During Mary’s lifetime, the Sisters of St. Joseph established communities in all the eastern states of Australia. Mary herself traveled across distances that are difficult to believe today: several times she traveled between Melbourne, Sydney, and Brisbane (1,000 kilometers, more than 600 miles, from city to city) and, on horseback, would visit her Sisters in the most remote and inhospitable country. In the 1890s, when she was already over 60 years of age, Mary undertook the 2,000-kilometer journey across the Tasman Sea, to visit the Sisters in New Zealand. She spent three years there, working with the Sisters, often in isolated areas with the indigenous Maori people. All her life, she tirelessly wrote letters, to high-ranking Church officials, to her family, and especially to her Sisters. Many of these have now been published and allow us to get to know this remarkable Australian saint in a very personal way. Her letters are filled with simple and deep humanity, courage, and faith. During lonely days on her European trip, she wrote: “Cried myself to sleep. Was so weary of the struggle and felt so utterly alone. Could not pray or say my ordinary rosaries, only offered my weary heart’s trials to my God with the wish that He would do His will and make of me what He pleased.”

Letters of Faith
Her last letters were written on a typewriter, since a stroke made it impossible for her to use a pen. One of the last letters to her Sisters ends, “Whatever troubles may be before you, accept them cheerfully, remembering Whom you are trying to follow. Do not be afraid. Love one another, bear with one another, and let charity guide you in all your life.”

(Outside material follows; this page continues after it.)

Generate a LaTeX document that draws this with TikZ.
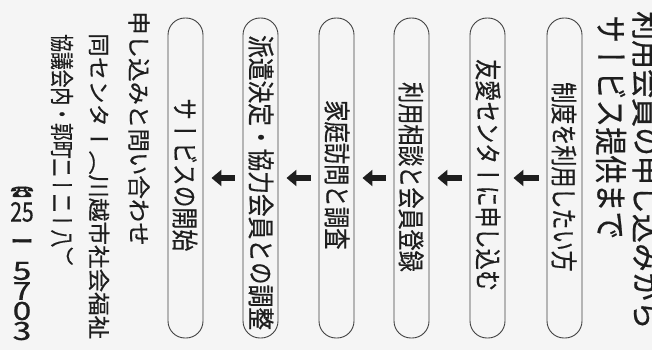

By the time of her death in 1909, she had established 109 houses, staffed by 650 Josephite Sisters teaching 12,400 pupils in 117 schools across Australia and New Zealand, along with orphanages and refuges for the needy. She died in Sydney on August 8th, the date later fixed as her feast day by Pope John Paul II when he declared her Blessed in Sydney in 1995. Mary’s remains now lie in the Mother House of her Congregation, in North Sydney, a popular site for pilgrimages. Benedict XVI prayed at her tomb while he was in Sydney for World Youth Day 2008.

At the fundraising dinner this past August, seated next to the Prime Minister was George Pell, Cardinal of Australia. He said, “Every community needs its home-grown heroes, local models to encourage us in the right direction. Saint Mary MacKillop is a very worthy saint for Australia, an important first for all of us.”